Por outro lado, importa sublinhar que o escopo nuclear da regularidade do procedimento de elaboração do plano repousa, sim, na efectiva ponderação das objecções postas pelos interessados em sede de discussão pública (que, como vimos, não foi posta em causa), e não propriamente na forma de comunicação dessa resposta, levada a cabo posteriormente, e que nada adianta ao conteúdo do procedimento comunicado.
Afirma-se, a este propósito, no acórdão recorrido:
“(...) esta simples ilegalidade era insusceptível de inquinar minimamente o procedimento, fosse na sua marcha, fosse no seu resultado. Pois, a um cumprimento perfeito da formalidade prevista no art. 10º, n.º 4, da Lei n.º 83/95 não se seguiria uma qualquer intervenção procedimental dos autores, que a ilegalidade praticada tivesse impossibilitado; e esse cumprimento perfeito também não levaria a que o POPNA tivesse um conteúdo diferente do que tem.
Sendo as coisas assim, torna-se perceptível que a ilegalidade havida no modo de publicação das respostas não traduziu a ofensa de uma formalidade essencial à regularidade do procedimento e à correcção do seu desiderato final.
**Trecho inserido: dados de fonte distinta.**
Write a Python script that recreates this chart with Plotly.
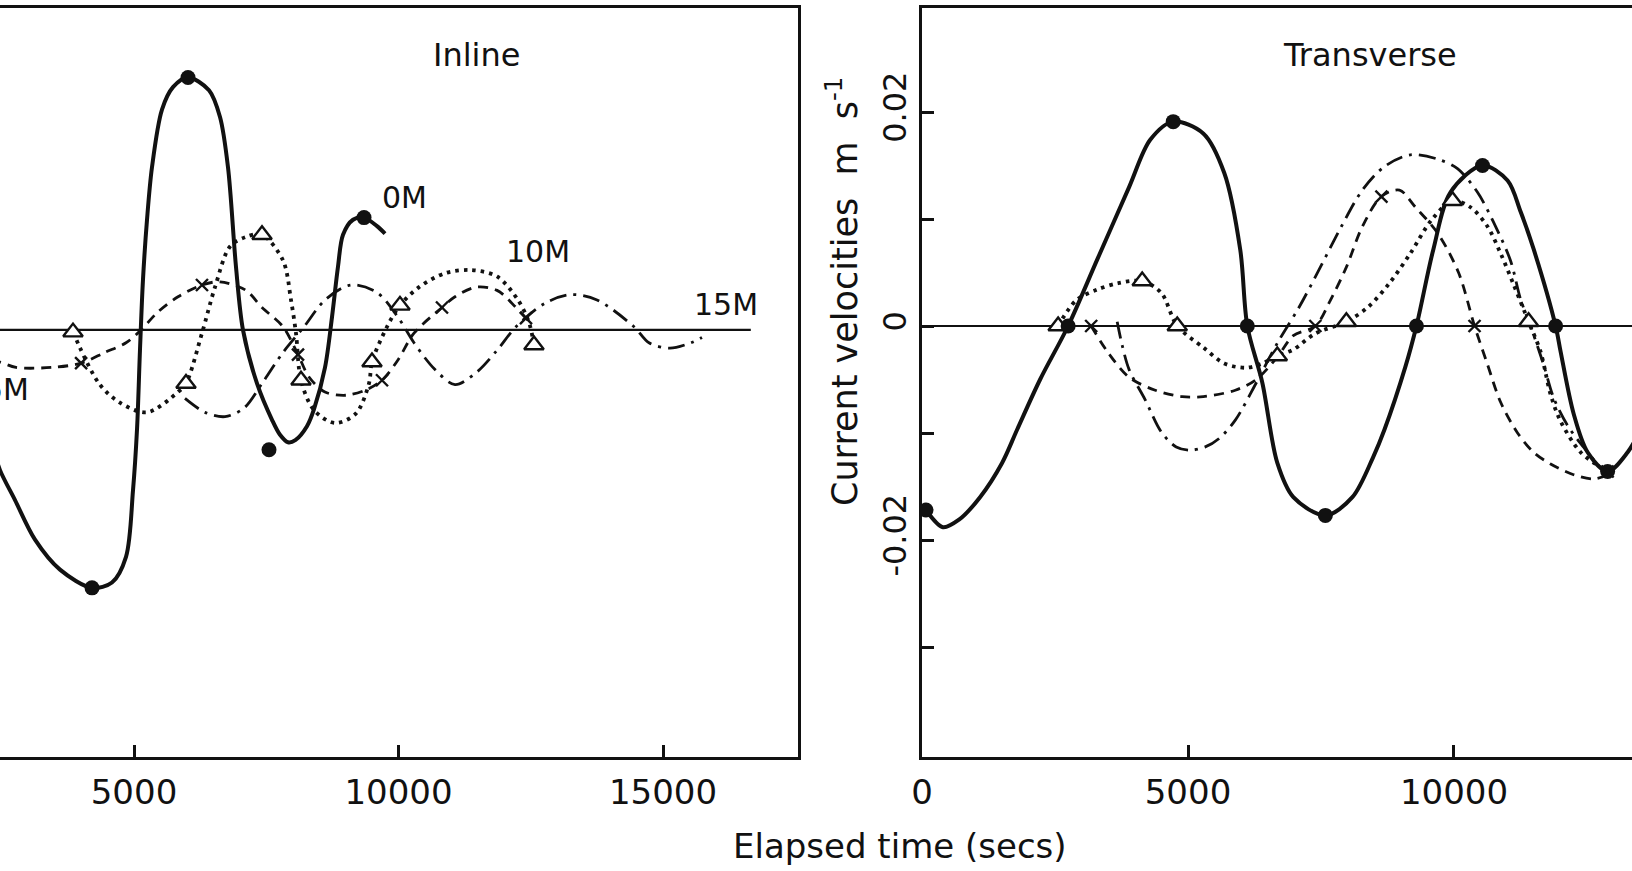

E, se as disposições do POPNA são, em si mesmas, alheias à existência da dita ilegalidade, não se vê como é que esta poderia projectar os seus efeitos nocivos ao ponto de inquinar o regulamento do plano. Portanto, o que ora está em causa é algo muito inferior ao desrespeito de uma formalidade essencial – sendo antes assimilável aos vícios próprios das notificações dos actos administrativos, os quais, como é sabido, são impotentes para refluírem sobre a sua causa e aí provocarem a ilegalidade dos actos.”
O aludido vício procedimental não tem, pois, virtualidade invalidante do Regulamento».

2.2.12.4. A A. entende, ainda, estar violado o artigo 48.º, n.º 7, do DL n.º 380/99, por a entidade pública responsável não ter promovido o esclarecimento directo dos interessados, apesar da forte compressão dos direitos dos particulares.
O n.º 7 deste preceito estipula que «sempre que necessário ou conveniente, a entidade pública responsável promoverá o esclarecimento directo dos interessados».
Ora, como se acabou de ver, logo no Relatório de ponderação foi indicada a opção pelo disposto no artigo 10.º, n.º 4, da Lei n.º 83/95, de 31 de Agosto. A possibilidade não utilizada de esclarecimento directo não revela qualquer infracção normativa.
E sempre se aplicaria a jurisprudência que também se acabou de indicar.

3. Nos termos expostos, improcede o pedido de declaração de ilegalidade e, consequentemente, o pedido de indemnização pelos danos resultantes da alegada ilegalidade.
Logo que transite em julgado o presente acórdão voltam os autos ao juiz relator.
Custas pela Autora.

Lisboa, 25 de Setembro de 2012. – Alberto Augusto Oliveira (relator) – António Bento São Pedro – Rosendo Dias José.